No, you misunderstand.
The problem isn’t students “sharing too much” with each other, the problem is students sharing too much with faculty.
I definitely hung around with people who shared way too much information about their personal habits when I was in college (and, hell, you know me from Usenet, which wasn’t exactly lacking in virtual exhibitionists). What the author of that piece is talking about, though, is students telling the same stuff to their faculty advisors, which is a different thing entirely.
As a fellow student, well, I’m always in the market for an amusing story. As a faculty member, though, there are some things I’m really better off not knowing.
Other Mike: Names: I just sat here and thought about it for a few minutes, and I can’t think of a single instance where I’ve addressed a professor by either title or name. I usually just establish eye contact and start talking.
What do you do if they’re looking the other way? Or reading a magazine? Do you, like, run around in front of them, or wave your hand in front of the page until they look up?
No, I understand what they’re saying. I’m saying, back when you were a student, you didn’t really get a close view of what people were telling faculty (which was probably about the same).
What do you do if they’re looking the other way? Or reading a magazine?
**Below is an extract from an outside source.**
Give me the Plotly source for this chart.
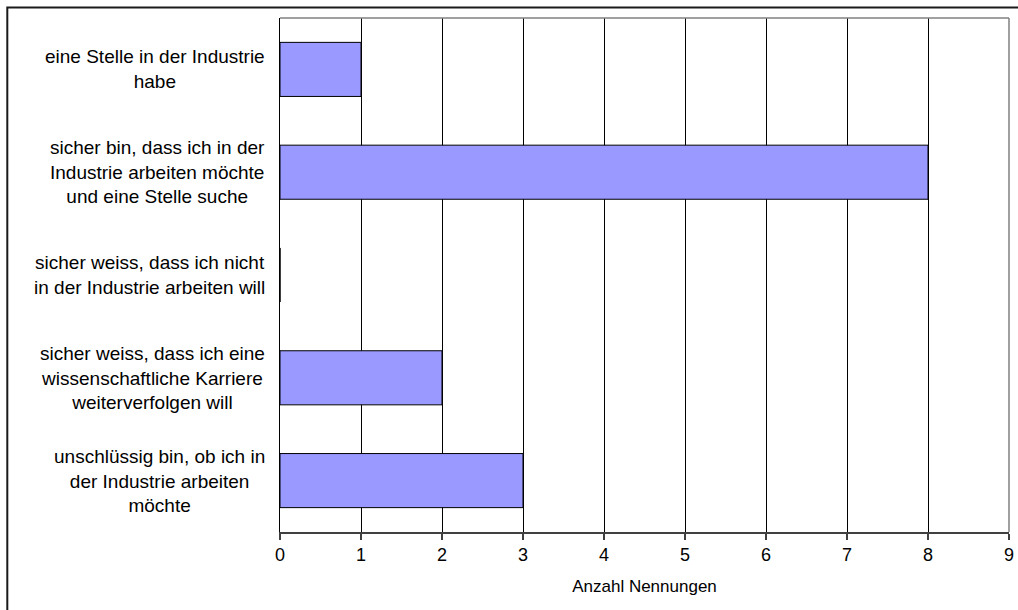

Do you, like, run around in front of them, or wave your hand in front of the page until they look up?
I usually either knock on something (mostly applicable if I’m walking into an office or something), just start talking, or wait until they look up.
I probably wouldn’t interrupt someone who was reading a magazine or something like that, though.
No, I understand what they’re saying. I’m saying, back when you were a student, you didn’t really get a close view of what people were telling faculty (which was probably about the same).
True.
But I do get to hear from faculty who have been doing this for a long time, and a lot of them say the same sort of thing. People who have been teaching for fifteen or twenty years are really boggled by some of the things current students will come out and say.